What to work on
Take the lines from the top down to and including the one with "['EtOH', 'Toluene', 'THF', 'CH\u2083CN', '1,4-dioxane'];" and repeat them exactly. Omit images.

Available data
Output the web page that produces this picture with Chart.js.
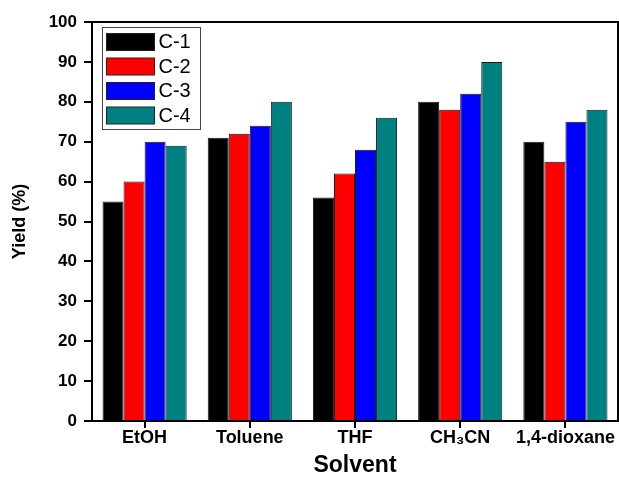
<!DOCTYPE html>
<html>
<head>
<meta charset="utf-8">
<script src="https://cdn.jsdelivr.net/npm/chart.js@4.4.1/dist/chart.umd.min.js"></script>
<style>
  body { margin: 0; background: #fff; }
</style>
</head>
<body>
<canvas id="yieldChart" width="619" height="477"></canvas>
<script>
// solvents along the x axis
const solvents = ['EtOH', 'Toluene', 'THF', 'CH\u2083CN', '1,4-dioxane'];

// yield (%) for each catalyst
const yieldC1 = [55, 71, 56, 80, 70];
const yieldC2 = [60, 72, 62, 78, 65];
const yieldC3 = [70, 74, 68, 82, 75];
const yieldC4 = [69, 80, 76, 90, 78];

// y axis range
const yMin = 0;
const yMax = 100;
const yStep = 10;

const FONT = 'Arial, "Liberation Sans", sans-serif';

// frame round the plot (Origin style box)
const plotFrame = {
    id: 'plotFrame',
    afterDatasetsDraw(chart) {
        const { ctx, chartArea: a } = chart;
        ctx.save();
        ctx.strokeStyle = '#000';
        ctx.lineWidth = 2;
        ctx.strokeRect(a.left, a.top, a.right - a.left, a.bottom - a.top);
        ctx.restore();
    }
};

// legend box sitting inside the plot, top-left
const insideLegend = {
    id: 'insideLegend',
    afterDraw(chart) {
        const { ctx, chartArea: a } = chart;
        const x0 = a.left + 10.5;
        const y0 = a.top + 5.5;
        ctx.save();
        ctx.strokeStyle = '#444';
        ctx.lineWidth = 1;
        ctx.strokeRect(x0, y0, 98, 102);
        ctx.font = '20px ' + FONT;
        ctx.textBaseline = 'middle';
        chart.data.datasets.forEach((ds, i) => {
            const sy = y0 + 6 + i * 24.5;
            ctx.fillStyle = ds.backgroundColor;
            ctx.fillRect(x0 + 4, sy, 48, 17);
            ctx.strokeStyle = '#222';
            ctx.strokeRect(x0 + 4, sy, 48, 17);
            ctx.fillStyle = '#000';
            ctx.fillText(ds.label, x0 + 56, sy + 9);
        });
        ctx.restore();
    }
};

function makeSet(label, values, color) {
    return {
        label: label,
        data: values,
        backgroundColor: color,
        borderColor: '#1a1a1a',
        borderWidth: 1,
        categoryPercentage: 0.8,
        barPercentage: 1.0
    };
}

const ctx = document.getElementById('yieldChart').getContext('2d');
new Chart(ctx, {
    type: 'bar',
    data: {
        labels: solvents,
        datasets: [
            makeSet('C-1', yieldC1, '#000000'),
            makeSet('C-2', yieldC2, '#ff0000'),
            makeSet('C-3', yieldC3, '#0000ff'),
            makeSet('C-4', yieldC4, '#008080')
        ]
    },
    options: {
        responsive: false,
        animation: false,
        layout: { padding: { top: 22, right: 1, left: 0, bottom: 0 } },
        plugins: {
            legend: { display: false },
            tooltip: { enabled: false }
        },
        scales: {
            x: {
                offset: true,
                grid: { offset: false, drawOnChartArea: false, drawTicks: true, tickLength: 7, color: '#000', lineWidth: 2 },
                border: { display: true, color: '#000', width: 2 },
                ticks: { color: '#000', padding: 1, maxRotation: 0, font: { family: FONT, size: 18, weight: 'bold', lineHeight: 1 } },
                title: { display: true, text: 'Solvent', color: '#000', padding: 0, font: { family: FONT, size: 23, weight: 'bold', lineHeight: 1 } },
                afterFit(scale) { scale.height = 56; }
            },
            y: {
                min: yMin,
                max: yMax,
                grid: { drawOnChartArea: false, drawTicks: true, tickLength: 8, color: '#000', lineWidth: 2 },
                border: { display: true, color: '#000', width: 2 },
                ticks: { stepSize: yStep, color: '#000', padding: 7, font: { family: FONT, size: 17, weight: 'bold' } },
                title: { display: true, text: 'Yield (%)', color: '#000', padding: { top: 11, bottom: 0 }, font: { family: FONT, size: 18, weight: 'bold', lineHeight: 1 } },
                afterFit(scale) { scale.width = 92; }
            }
        }
    },
    plugins: [plotFrame, insideLegend]
});
</script>
</body>
</html>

Completed task
Output the web page that produces this picture with Chart.js.
<!DOCTYPE html>
<html>
<head>
<meta charset="utf-8">
<script src="https://cdn.jsdelivr.net/npm/chart.js@4.4.1/dist/chart.umd.min.js"></script>
<style>
  body { margin: 0; background: #fff; }
</style>
</head>
<body>
<canvas id="yieldChart" width="619" height="477"></canvas>
<script>
// solvents along the x axis
const solvents = ['EtOH', 'Toluene', 'THF', 'CH\u2083CN', '1,4-dioxane'];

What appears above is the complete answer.